Наконец-то деньги королевы полностью расходовались по назначению. Но Хокинс не только уничтожил взяточничество; этот крупный общественный деятель, который, занимаясь торговлей и каперством между Африкой и Испанской Америкой, имел опыт, уступавший только опыту Дрейка, прекрасно понимал, какой тип кораблей он должен был строить применительно к новой тактике морской войны. Его критики, державшиеся взглядов старой школы, требовали кораблей с высокой надводной частью, с корпусом, неприступным для врага, но неудобных для маневрирования, с помещениями для огромного количества солдат, которые опустошали бы запасы. Хокинс отказался от таких «замков». Несмотря на протесты, он строил военно-морские корабли низкие, длинные и узкие, обладающие высокой маневренностью и оборудованные тяжелыми орудиями. Таким кораблем был «Мститель», много лет спустя подтвердивший на практике правоту его конструкторов, когда в течение суток вел бой с испанским флотом.

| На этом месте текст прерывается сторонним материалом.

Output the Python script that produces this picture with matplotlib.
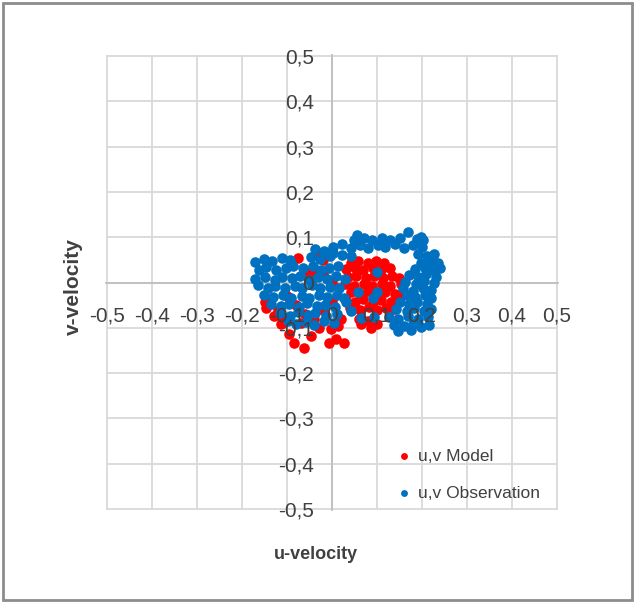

Английские купцы в поисках более отдаленных рынков были привлечены новыми потенциальными возможностями, открывающимися перед мореплаванием, и вдохновлялись общим духом отважного предпринимательства этого века. Но к этим поискам их вынуждало также закрытие старых ближайших рынков. Потеря Кале, где на королевской торговой базе велась торговля шерстью в течение стольких прошедших поколений, произошла за несколько месяцев до восшествия на престол Елизаветы. Это было ударом для английских экспортеров шерсти, от которого они никогда не смогли оправиться полностью, так как общее направление событий было выгодно не им, а их соперникам – мануфактуристам и торговцам сукном.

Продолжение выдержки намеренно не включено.